# Alabama ASA State Championship July 24-25



## BenjaminT (Apr 1, 2009)

what makes you qualified? Ive shot all the pro ams but not local asa's. can I come?


----------



## CowboyJunkie (Oct 9, 2008)

bump


----------



## Kadob62 (May 1, 2009)

*AL ASA State*



BenjaminT said:


> what makes you qualified? Ive shot all the pro ams but not local asa's. can I come?


Give me a call, 256-476-0796

We'll see what we can do for ya.

Thanks,
Tim


----------



## Kadob62 (May 1, 2009)

ttt


----------



## Kadob62 (May 1, 2009)

ttt


----------



## Kadob62 (May 1, 2009)

ttt


----------



## bhtr3d (Feb 13, 2004)

Good Luck with your state shoot.....Remember if you need any help, with questions please just give me a call.


----------



## Kadob62 (May 1, 2009)

ttt


----------



## Kadob62 (May 1, 2009)

ttt


----------



## Kadob62 (May 1, 2009)

ttt


----------



## dennisw (Jul 22, 2010)

can you shoot a fun round?


----------



## Kadob62 (May 1, 2009)

dennisw said:


> can you shoot a fun round?


You have a PM


----------



## Kadob62 (May 1, 2009)

ttt


----------



## CowboyJunkie (Oct 9, 2008)

Tim, I enjoyed the great shoot today.
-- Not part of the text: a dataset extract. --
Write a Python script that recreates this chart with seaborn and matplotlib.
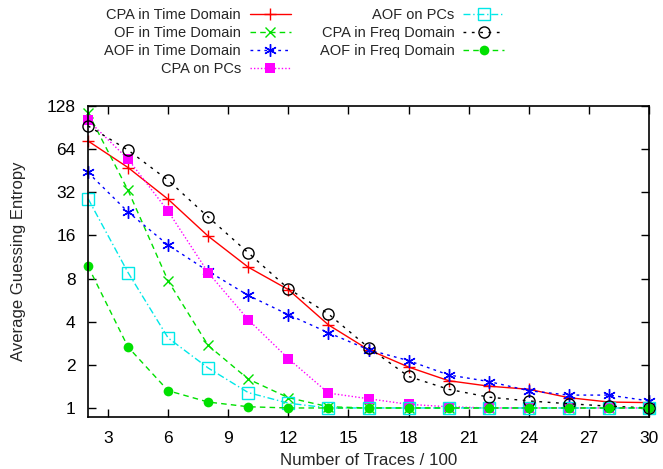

The course was well planned and set up, the people were friendly and outstanding. I think if things keep going like this, and with the support of more local clubs, the Alabama Federation can be a huge success. Thanks to all the people who put in lots of hard work to make this shoot happen. I had a blast and met some great people. Hope to see as many of you as possible at the Classic.

-Bryan


----------



## timberjack (Feb 14, 2009)

I will have to say that the location was great they put on a really good shoot the park was really nice and i had 1 youngan that really loved going over to the water park side and playing with that said i have to thank the group i shot with Mr. Leldon, Jason and michael these guys were great to shoot with and sincen i had my 7 year old with me lets just say he kept them entertained with his antics i thank them for thier patience so to tim and dwyghtand all the other guys yall did a great job 

mike hope


----------



## Kadob62 (May 1, 2009)

Thanks, glad to hear you guys enjoyed the shoot, 

WOW was it *HOT*


----------